South American policymakers and corporate leaders unveiled a multi-billion dollar plan on April 24 to integrate the region through 31 priority infrastructure projects to be completed by 2022.

The scheme, which will require more than $21 billion in private and public investment, was unveiled at a seminar organized by the powerful Federation of Sao Paulo State Industries (FIESP), the 12-nation Union of South American Nations (UNASUR) and the Brazilian government.

It calls for the construction of 2.4 kilometers of bridges, 14 kilometers of tunnels, 57 kilometers of ring roads, 360 kilometers of transmission lines, 379 kilometers of river dredging, 1,500 kilometers of gas pipelines, 3,490 kilometers of waterways, 5,142 kilometers of highways and 9,739 kilometers of railway lines.

“The time has come to face up to our lack of regional infrastructure,” said Carlos Cavalcanti, head of FIESP’s department of infrastructure.

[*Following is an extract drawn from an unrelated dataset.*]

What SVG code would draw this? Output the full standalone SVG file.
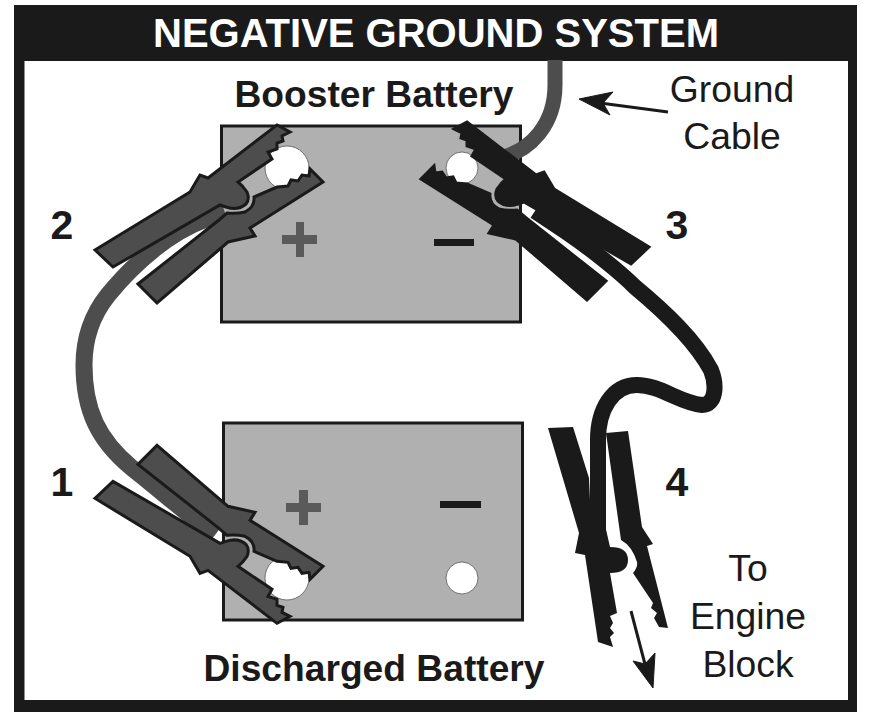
<svg xmlns="http://www.w3.org/2000/svg" xmlns:xlink="http://www.w3.org/1999/xlink" width="871" height="721" viewBox="0 0 871 721">
<style>
text{font-family:"Liberation Sans",Arial,sans-serif;fill:#1a1a1a;text-anchor:middle}
.b{font-weight:bold}
.lab{font-size:37.2px}
.num{font-size:41px;font-weight:bold}
.reg{font-size:37.3px}
.bat{fill:#b0b0b0;stroke:#1a1a1a;stroke-width:3}
.term{fill:#fff;stroke:#555;stroke-width:.8}
.cable{fill:none;stroke-linecap:butt}
.sym{fill:#5a5a5a}
.min{fill:#1a1a1a}
.arrow{fill:#1a1a1a;stroke:#1a1a1a;stroke-width:1}
.ln{stroke:#1a1a1a;stroke-width:3;fill:none}
</style>
<defs>
<g id="clampShape" stroke="#1a1a1a" stroke-width="3" stroke-linejoin="miter">
<path d="M138 284L157 303L228 242L255 236L250 228L323 182L310 169L309 176L302 175L298 181L291 180L288 186L277 187L254 197Q255 207 245 212Q236 214 227 213L219 220Z"/>
<path d="M95 250L113 267L220 205L226 207Q238 211 246 204Q250 199 247 192Q243 186 238 182L272 159L268 152L277 149L277 143L283 141L282 136L290 132L277 125L208 178L200 175L190 192Z"/>
</g>
</defs>
<rect id="frame" x="14" y="5" width="843" height="707" fill="#1a1a1a"/>
<rect x="24.500" y="61" width="823.500" height="639" fill="#fff"/>
<text x="436" y="47" class="b" style="fill:#fff;font-size:40px">NEGATIVE GROUND SYSTEM</text>
<g id="booster-battery">
<rect class="bat" x="221.500" y="126" width="299" height="196"/>
<path class="sym" d="M296 222h8v13h13v9h-13v13h-8v-13h-14v-9h14z"/>
<rect class="min" x="434" y="239" width="40" height="7"/>
<circle class="term" cx="287" cy="168" r="22"/>
<circle class="term" cx="462" cy="168" r="16"/>
<text x="374" y="107" class="b lab">Booster Battery</text>
</g>
<g id="discharged-battery">
<rect class="bat" x="223.500" y="423" width="299" height="197"/>
<path class="sym" d="M299 490h9v13h13v9h-13v13h-9v-13h-13v-9h13z"/>
<rect class="min" x="440" y="501" width="41" height="7"/>
<circle class="term" cx="287" cy="578" r="22"/>
<circle class="term" cx="462" cy="578" r="16"/>
<text x="374" y="681" class="b lab">Discharged Battery</text>
</g>
<g id="connectors">
<path class="cable" stroke="#4d4d4d" stroke-width="17" d="M225 213L206 219C170 232 135 262 108 295C92 315 84 340 84 365C84 410 98 440 132 468C155 486 180 508 215 535"/>
<path class="cable" stroke="#4d4d4d" stroke-width="15" d="M555 60L555 85C555 125 530 150 503 157"/>
<path class="cable" stroke="#1a1a1a" stroke-width="16" d="M535 211L565 231C590 248 620 272 635 287C665 312 695 340 711 370C717 385 716 405 702 405C680 403 660 385 637 385C612 385 598 410 598 440L598 530"/>
<g id="arrow-ground"><path class="ln" d="M600 103L668 112"/><path class="arrow" d="M579 99L613 92L603 103L610 115Z"/></g>
<g id="arrow-engine"><path class="ln" d="M631 611L646 668"/><path class="arrow" d="M653 688L633 661L645 664L655 653Z"/></g>
</g>
<g id="clamp-2"><use href="#clampShape" xlink:href="#clampShape" fill="#4d4d4d"/></g>
<g id="clamp-1"><use href="#clampShape" xlink:href="#clampShape" fill="#4d4d4d" transform="matrix(1 0 0 -1 0 748.33)"/></g>
<g id="clamp-3"><use href="#clampShape" xlink:href="#clampShape" fill="#1a1a1a" transform="matrix(-1 0 0 1 744 -3)"/></g>
<g id="clamp-4" fill="#1a1a1a">
<path d="M548 428L573 427L589 478L590 500L605 525L610 547Q628 547 628 560Q628 573 610 573L617 613L610 616L613 623L610 628L614 633L610 637L613 647L598 642L585 555L575 553L579 533Z"/>
<path d="M606 433L628 431L642 527L653 544L647 546L668 628L659 627L654 618L657 613L651 608L653 603L633 573Q638 567 637 562Q632 546 621 540Z"/>
</g>
<g id="labels">
<text x="62" y="239" class="num">2</text>
<text x="677" y="239" class="num">3</text>
<text x="62" y="496" class="num">1</text>
<text x="677" y="496" class="num">4</text>
<text x="732" y="102" class="reg">Ground</text>
<text x="732" y="149" class="reg">Cable</text>
<text x="748" y="581" class="reg">To</text>
<text x="748" y="629" class="reg">Engine</text>
<text x="748" y="677" class="reg">Block</text>
</g>
</svg>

“We need to link countries and border regions, modernize freight transport and improve comfort for passenger traffic, unite a continent and bring our peoples closer together. This our challenge,” he added.

UNASUR, set up in 2008, groups Argentina, Bolivia, Brazil, Chile, Colombia, Ecuador, Guiana, Paraguay, Peru, Suriname, Uruguay and Venezuela.

Antonio Simoes, Brazil’s deputy minister for South America, Central America and the Caribbean, said the scheme was in line with President Dilma Rousseff’s strategic vision anchored on “pragmatism and solidarity.”
“Brazil wants to grow but we don’t want to grow alone. We want to grow with our neighbors,” he added.

Noting that a key challenge for Brazil was to defend its domestic industries in the face of aggressive Asian competition and a “currency war” waged by rich countries, Simoes said South America, with its 400 million people, offered the best outlets for Brazilian goods.

He pointed out that Brazilian exports to the region jumped from $7.5 billion in 2002 to $37 billion in 2010.
Paraguay’s Public Works and Communication Minister Cecilio Perez Bordon stressed the need for a strong public-private partnership to finance the projects articulated around eight axes that will notably link the region’s Pacific and Atlantic coasts.

And Colombia’s former foreign minister Maria Emma Mejia, the UNASUR secretary-general, emphasized “the need for civil society participation” in the integration process.